The Chicago Tribune editorial board asked candidates on the February 2, 2010, primary ballot to list their qualifications for office and answer questions, as well as tell the board a bit about themselves. Excerpts from John's response to the editorial board are provided here, and you can also read his entire response at the Chicago Tribune's site.
- About the state's budget deficit and income tax increases for individuals and corporations:
- "Like the rest of the nation, Illinois faces a financial crisis brought on largely by this historic recession. But even before this recession, there was a deficit in Illinois. For decades both the Democrats and the Republicans played games to mask the deficit. For too long career politicians have put reelection ahead of doing the right thing. That is a big part of why we are in this mess and now we have to fix it. Before any additional revenue is even considered cuts need to be made. [...] I am confident we can indentify enough cuts to plug a large portion of the budget hole. If I am convinced that we have indentified all the cuts we can possibly make, then we should let the voters decide if taxes are increased. Voters should choose whether we amend the state constitution to allow for a progressive income tax. The federal income tax is progressive and of the 41 states that have an income tax, 33 have a progressive income tax. The different levels should be set so that only people making over $200,000 taxes are increased. If approved by the voters, I would insist that any additional revenue after we pay down debt goes to increasing funding for education and reducing property taxes."
- Top priorities for spending cuts?
- "Cuts need to be made for several reasons. First, in an economy when so many Illinoisans are tightening their belts the state has to do the same before asking for a penny. Second, with one governor in jail and another on trial, it makes people rightfully believe there are a lot of sweetheart deals in the budget. This year’s budget was cut by $3 billion dollars. That is a good start but I believe there is more that can be cut. We need to go through the budget line by line and see where other reductions can be made. One way to save tens of millions is by reducing the amount of land/office space the state owns/leases. As an attorney, I have to go to the Thompson Center to file forms. Every time I go I am shocked to see the staggering number of unused desks. The state should consolidate office space, get out of leases and sell land that is not being used. Ultimately, Illinois needs to create jobs. That means creating a meaningful partnership between workers, businesses and state government. Our state must find a new niche that utilizes our infrastructure and geography and implements bold ideas to grow the state economy."
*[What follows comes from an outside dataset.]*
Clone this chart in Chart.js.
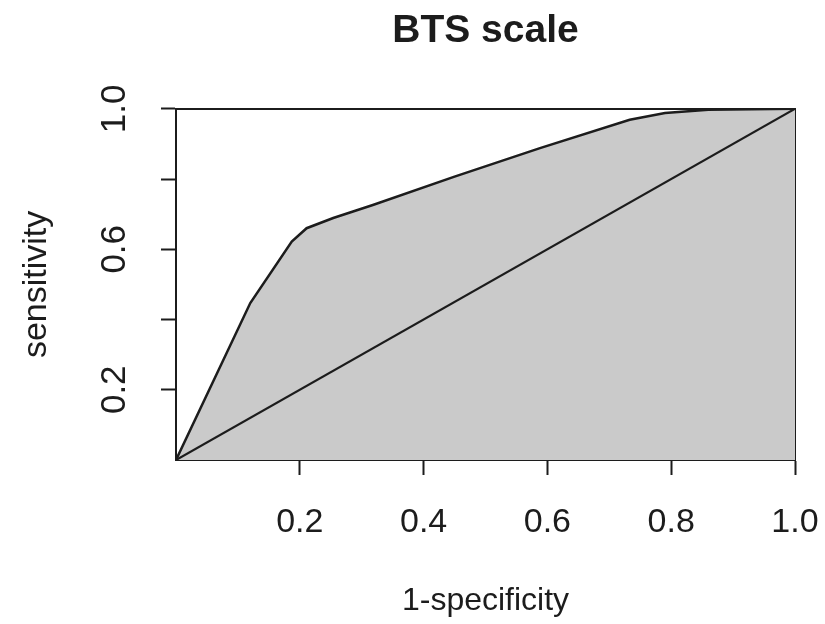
<!DOCTYPE html>
<html>
<head>
<meta charset="utf-8">
<script src="https://cdn.jsdelivr.net/npm/chart.js@4.4.0/dist/chart.umd.min.js"></script>
<style>
  html, body { margin: 0; padding: 0; background: #ffffff; }
  #wrap { width: 825px; height: 624px; }
</style>
</head>
<body>
<div id="wrap"><canvas id="c" width="825" height="624"></canvas></div>
<script>
// ROC curve for BTS scale
const fpr = [0, 0.12, 0.187, 0.211, 0.254, 0.318, 0.45, 0.588, 0.733, 0.79, 0.86, 1];
const tpr = [0, 0.447, 0.622, 0.66, 0.689, 0.726, 0.807, 0.888, 0.969, 0.988, 0.997, 1];
// chance diagonal
const diagX = [0, 1];
const diagY = [0, 1];
// tick positions and labels
const xTicks = [0.2, 0.4, 0.6, 0.8, 1.0];
const yTicks = [0.2, 0.4, 0.6, 0.8, 1.0];
const yTickLabels = ['0.2', '', '0.6', '', '1.0'];

const FONT = "'Liberation Sans', Arial, Helvetica, sans-serif";
const INK = '#1c1c1c';

const rocPts = fpr.map((v, i) => ({ x: v, y: tpr[i] }));
const diagPts = diagX.map((v, i) => ({ x: v, y: diagY[i] }));

new Chart(document.getElementById('c'), {
  type: 'line',
  data: {
    datasets: [
      {
        label: 'chance',
        data: diagPts,
        borderColor: INK,
        borderWidth: 2.2,
        pointRadius: 0,
        fill: false,
        tension: 0
      },
      {
        label: 'ROC',
        data: rocPts,
        borderColor: INK,
        borderWidth: 2.5,
        backgroundColor: '#cacaca',
        pointRadius: 0,
        fill: 'start',
        tension: 0
      }
    ]
  },
  options: {
    responsive: false,
    animation: false,
    devicePixelRatio: 1,
    layout: { padding: { top: 0, left: 0, right: 30, bottom: 0 } },
    plugins: {
      legend: { display: false },
      tooltip: { enabled: false },
      title: {
        display: true,
        text: 'BTS scale',
        fullSize: false,
        color: INK,
        font: { family: FONT, size: 39, weight: 'bold', lineHeight: 1.2 },
        padding: { top: 8, bottom: 54 }
      }
    },
    scales: {
      x: {
        type: 'linear',
        position: 'bottom',
        min: 0,
        max: 1,
        afterBuildTicks: (s) => { s.ticks = xTicks.map(v => ({ value: v })); },
        afterFit: (s) => { s.height = 164; s.paddingLeft = 0; s.paddingRight = 0; },
        ticks: {
          autoSkip: false,
          maxRotation: 0,
          minRotation: 0,
          padding: 27,
          color: INK,
          font: { family: FONT, size: 34, lineHeight: 1.2 },
          callback: (v) => Number(v).toFixed(1)
        },
        grid: {
          drawOnChartArea: false,
          drawTicks: true,
          tickLength: 15,
          tickWidth: 2,
          tickColor: INK
        },
        border: { display: true, color: INK, width: 2 },
        title: {
          display: true,
          text: '1-specificity',
          color: INK,
          font: { family: FONT, size: 32, lineHeight: 1.2 },
          padding: { top: 0, bottom: 4 }
        }
      },
      y: {
        type: 'linear',
        position: 'left',
        min: 0,
        max: 1,
        afterBuildTicks: (s) => { s.ticks = yTicks.map(v => ({ value: v })); },
        afterFit: (s) => { s.width = 176; },
        ticks: {
          autoSkip: false,
          minRotation: 90,
          maxRotation: 90,
          crossAlign: 'center',
          padding: 21,
          color: INK,
          font: { family: FONT, size: 35, lineHeight: 1.2 },
          callback: (v) => {
            const i = yTicks.findIndex(t => Math.abs(t - v) < 1e-9);
            return i >= 0 ? yTickLabels[i] : '';
          }
        },
        grid: {
          drawOnChartArea: false,
          drawTicks: true,
          tickLength: 15,
          tickWidth: 2,
          tickColor: INK
        },
        border: { display: true, color: INK, width: 2 },
        title: {
          display: true,
          text: 'sensitivity',
          color: INK,
          font: { family: FONT, size: 34, lineHeight: 1.2 },
          padding: { top: 16, bottom: 0 }
        }
      },
      x2: {
        type: 'linear',
        position: 'top',
        min: 0,
        max: 1,
        afterFit: (s) => { s.height = 0; s.paddingLeft = 0; s.paddingRight = 0; },
        ticks: { display: false },
        grid: { display: true, drawOnChartArea: false, drawTicks: false },
        border: { display: true, color: INK, width: 2 }
      },
      y2: {
        type: 'linear',
        position: 'right',
        min: 0,
        max: 1,
        afterFit: (s) => { s.width = 0; },
        ticks: { display: false },
        grid: { display: true, drawOnChartArea: false, drawTicks: false },
        border: { display: true, color: INK, width: 2 }
      }
    }
  }
});
</script>
</body>
</html>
- Addressing unemployment and economic growth challenges in Illinois:
- "Creating jobs in Illinois should be our number one priority. Illinois should consider providing prospective and growing businesses with increased or even longer-term tax incentives, so long as those incentives include reasonable accountability agreements. Simply put, if you gain a tax break to create jobs, you should be able to show that you created them. Other incentives must also be considered when growing jobs and attracting businesses. Improving school and student performance, ensuring a reliable transit system and ensuring a qualified workforce is necessary. That means continued investment in education and infrastructure."
- Competing for federal funding for education reform:
- "The competitive nature of the Race To The Top initiative gives Illinois a unique incentive and opportunity to improve the performance of our schools. We should identify schools that are boosting student performance and educator accountability. These successful practices should then be applied to poorer performing or failing schools by increasing expectations and increasing incentives to attract achievement-driven administrators and teachers to these schools. Real improvement can only begin when administrators, teachers, reform advocates and student families are willing to partner together to strive for better results. A collaborative effort to better engage parents and guardians has merit – especially in our poorest performing schools. While I find it unfair to hold schools, teachers and students accountable to the results of a single, one-time test, I do support using the results of multiple assessments in identifying the level of achievement in schools."